Over the past few months, the SEC has ramped up its efforts to police interest-bearing accounts. However, one gripe among companies that have found themselves in the agency's cross-hairs, is that the regulator uses near-90-year-old case law to justify its actions.
“Laws drafted in the 1930s to facilitate effective oversight of our financial system could not contemplate this technological revolution,” Coinbase wrote in an October policy statement. “Forcing the full spectrum of digital assets into supervisory categories codified before the use of computers risks stifling the development of this transformational technology, thus pushing offshore the innovative center of gravity that currently sits in the United States.”
A month earlier, the company's CEO, Brian Armstrong, accused the SEC of "engaging in intimidation tactics behind closed doors." Another executive said the regulator threatened to sue Coinbase if it followed through on a plan to launch an interest-yielding product called Lend. The company scrapped the product but maintained that Lend would not have been a security because it wouldn't have represented an investment contract.
SEC Chair Gary Gensler on Monday said the BlockFi settlement "makes clear that crypto markets must comply with time-tested securities laws. It further demonstrates the Commission’s willingness to work with crypto platforms to determine how they can come into compliance with those laws."
BlockFi sold the interest-bearing accounts to the public for nearly three years. The SEC found the products to be securities, and that the company failed to register with the SEC or qualify for an exemption.
The regulator also found BlockFi operated for more than 18 months as an unregistered investment company because it issued securities and held more than 40% of its total assets, excluding cash, in investment securities, including loans of crypto assets to institutional borrowers.
Further, the company made a false and misleading statement on its website for more than two years concerning the level of risk in its loan portfolio and lending activity, the SEC said.
BlockFi neither admitted nor denied the findings.
'Land grab'?
Coinbase has long said the SEC refuses to give the digital asset industry an opinion in writing as to what products should be allowed and why — asserting the tactic as a "land grab" by the regulator.
Some Republican lawmakers have indirectly accused the SEC of reaching outside its lane. Gensler, in a September hearing, told lawmakers, “We just don’t have enough investor protection in crypto finance, issuance, trading or lending,” likening the space to “the Wild West or the old world of ‘buyer beware’ that existed before the securities laws were enacted.”

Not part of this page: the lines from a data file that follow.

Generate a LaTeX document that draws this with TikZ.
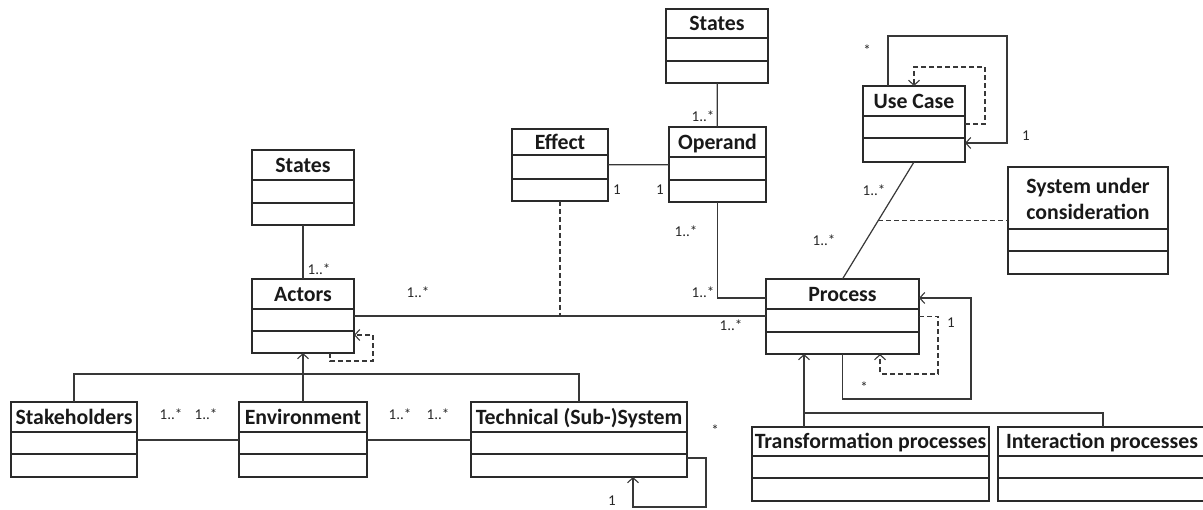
\documentclass[tikz,border=0pt]{standalone}
\usepackage{fontspec}
\setmainfont{Carlito}
\usetikzlibrary{arrows.meta,calc}
\definecolor{ink}{HTML}{2A2A2A}
\definecolor{lnk}{HTML}{383838}
\tikzset{
  clsbox/.style={draw=ink, line width=1.5pt, inner sep=0pt, outer sep=0pt},
  clsline/.style={draw=ink, line width=1.5pt},
  clstitle/.style={inner sep=0pt, anchor=base, font=\fontsize{21.8}{26}\selectfont\bfseries, text=black!90},
  conn/.style={draw=lnk, line width=1.2pt},
  dep/.style={conn, dash pattern=on 5pt off 3pt},
  openarr/.style={-{Straight Barb[length=5pt,width=11pt,line width=1.1pt]}},
  mult/.style={inner sep=0pt, font=\fontsize{15}{17}\selectfont, text=black!85}
}
\newcommand{\umlcls}[8]{%
  \node[clsbox, minimum width={#4pt-#2pt}, minimum height={#5pt-#3pt}, anchor=north west] (#1) at (#2,#3) {};
  \draw[clsline] (#2,#6) -- (#4,#6) (#2,#7) -- (#4,#7);
  \node[clstitle] (#1-t) at ({(#2+#4)/2},{(#3+#6)/2+7.5}) {#8};
}
\begin{document}
\begin{tikzpicture}[x=1pt,y=-1pt]
\useasboundingbox (0,0) rectangle (1203,510);
\clip (0,0) rectangle (1203,510);
% classes
\umlcls{states1}{252}{150}{354}{225}{180}{203}{States}
\umlcls{actors}{252}{279}{354}{353}{309}{331}{Actors}
\umlcls{stake}{11}{402}{137}{477}{432}{454}{Stakeholders}
\umlcls{env}{239}{402}{367}{477}{432}{454}{Environment}
\umlcls{tech}{471}{402}{687}{477}{432}{454}{Technical (Sub-)System}
\umlcls{effect}{512}{129}{608}{201}{155}{179}{Effect}
\umlcls{operand}{669}{127}{766}{202}{157}{180}{Operand}
\umlcls{states2}{666}{9}{768}{83}{38}{61}{States}
\umlcls{usecase}{863}{86}{965}{162}{116}{138}{Use Case}
\umlcls{process}{766}{279}{919}{354}{309}{332}{Process}
\umlcls{transf}{752}{427}{989}{501}{456}{478}{Transformation processes}
\umlcls{interact}{998}{427}{1206}{501}{456}{478}{Interaction processes}
\node[clsbox, minimum width=160pt, minimum height=107pt, anchor=north west] (suc) at (1008,167) {};
\draw[clsline] (1008,229) -- (1168,229) (1008,251) -- (1168,251);
\node[clstitle, anchor=center, align=center] (suc-t) at (1088,199) {System under\\consideration};

% associations
\draw[conn] (states1) -- (actors);
\draw[conn] (states2) -- (operand);
\draw[conn] (effect) -- (operand);
\draw[conn] (actors.east) -- (actors.east -| process.west);
\draw[dep] (effect.south) -- (effect.south |- actors.east);
\draw[conn] (operand.south) |- ($(process.north west)+(0,19)$);
\draw[conn] (usecase.south) -- (process.north) coordinate[pos=0.5] (ucmid);
\draw[dep] (ucmid) -- (ucmid -| suc.west);
\draw[conn] ($(stake.north east)+(0,38)$) -- ($(env.north west)+(0,38)$);
\draw[conn] ($(env.north east)+(0,38)$) -- ($(tech.north west)+(0,38)$);

% self loops
\draw[conn,openarr] ($(usecase.north west)+(25,0)$) -- ++(0,-50) -| ($(usecase.south east)+(42,-19)$) -- ($(usecase.south east)+(0,-19)$);
\draw[dep,openarr] (usecase.east) -- ++(20,0) |- ($(usecase.north)+(0,-19)$) -- (usecase.north);
\draw[conn,openarr] (process.south) -- ++(0,45) -| ($(process.north east)+(52,19)$) -- ($(process.north east)+(0,19)$);
\draw[dep,openarr] (process.east) -- ++(19,0) |- ($(process.south west)+(114,20)$) -- ($(process.south west)+(114,0)$);
\draw[dep,openarr] ($(actors.south east)+(-24,0)$) -- ++(0,8) -| ($(actors.south east)+(19,-18)$) -- ($(actors.south east)+(0,-18)$);
\draw[conn,openarr] ($(tech.south east)+(0,-19)$) -- ++(19,0) |- ($(tech.south west)+(162,30)$) -- ($(tech.south west)+(162,0)$);

% generalisations
\draw[conn,openarr] (env.north) -- (actors.south);
\draw[conn] (stake.north) |- ($(actors.south)+(0,21)$) -| (tech.north);
\draw[conn,openarr] ($(interact.north west)+(105,0)$) |- ($(process.south west)+(38,59)$) -- ($(process.south west)+(38,0)$);
\draw[conn] ($(transf.north west)+(52,0)$) -- ($(process.south west)+(38,59)$);

% multiplicities
\node[mult] (m1) at (319,269) {1..*};
\node[mult] (m2) at (418,292) {1..*};
\node[mult] (m3) at (731,325) {1..*};
\node[mult] (m4) at (703,292) {1..*};
\node[mult] (m5) at (686,231) {1..*};
\node[mult] (m6) at (703,116) {1..*};
\node[mult] (m7) at (617,190) {1};
\node[mult] (m8) at (660,190) {1};
\node[mult] (m9) at (867,50) {*};
\node[mult] (m10) at (1026,136) {1};
\node[mult] (m11) at (874,190) {1..*};
\node[mult] (m12) at (824,240) {1..*};
\node[mult] (m13) at (951,323) {1};
\node[mult] (m14) at (864,387) {*};
\node[mult] (m15) at (171,414) {1..*};
\node[mult] (m16) at (206,414) {1..*};
\node[mult] (m17) at (400,414) {1..*};
\node[mult] (m18) at (438,414) {1..*};
\node[mult] (m19) at (715,430) {*};
\node[mult] (m20) at (612,501) {1};
\end{tikzpicture}
\end{document}
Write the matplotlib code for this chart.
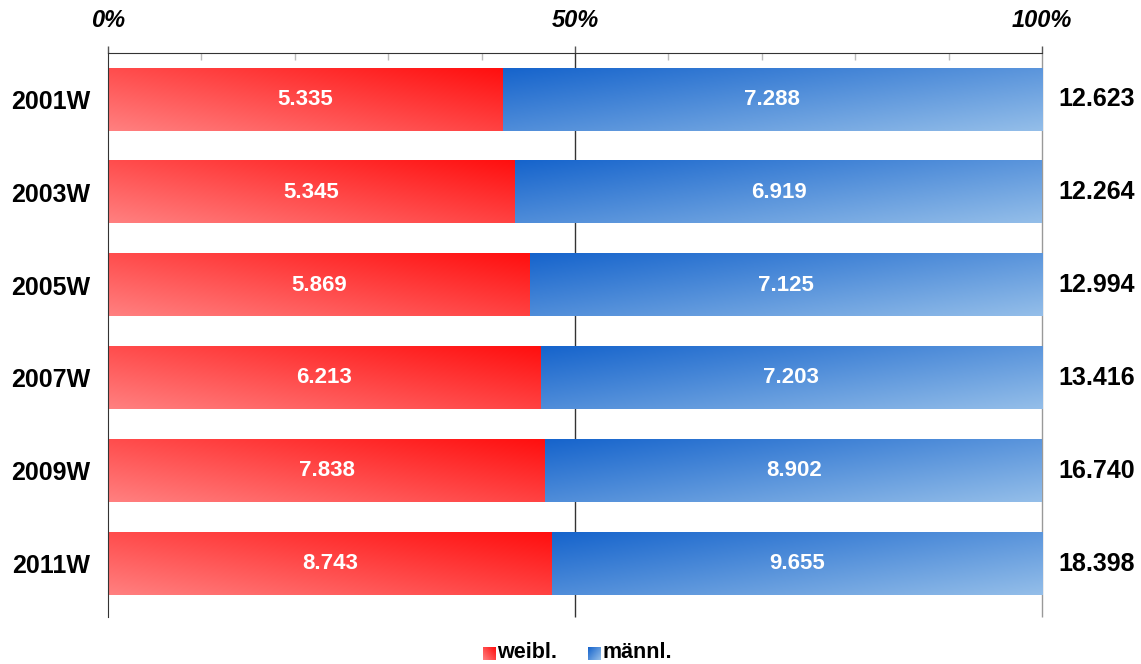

“As to the people and the companies that you regulate as chairman of the SEC, do you consider yourself to be their daddy?” Sen. John Kennedy, R-LA, asked Gensler at the hearing.
The long-running issue is whether or how interest-bearing accounts qualify as securities. A 1946 Supreme Court case determined that an investment contract, by the Securities Act's standard, is one in which "a person invests his money in a common enterprise and is led to expect profits solely from the efforts of the promoter or a third party."
In the case, which established the "Howey test," investors bought rows of orange trees in Florida and agreed to let the Howey Company manage the trees, harvest and sell the fruit, and give investors a share of the proceeds. By that measure, a Bloomberg op-ed writer said in July, the oranges, trees and land are not securities, but the agreement is.
BlockFi and Coinbase are not the only alleged targets. Digital-asset lender Celsius, along with crypto firms Gemini and Voyager Digital, have found themselves subject to similar SEC scrutiny, Bloomberg reported last month. Some of the same states that questioned BlockFi's interest-bearing accounts sought similar restrictions against Celsius products.
A Gemini spokeswoman last month told the wire service the company was cooperating with an “industry-wide inquiry” into interest-bearing accounts. Celsius said it was working with regulators to “operate in full compliance with the law.” A Voyager spokesman said such ongoing communications with government agencies are routine.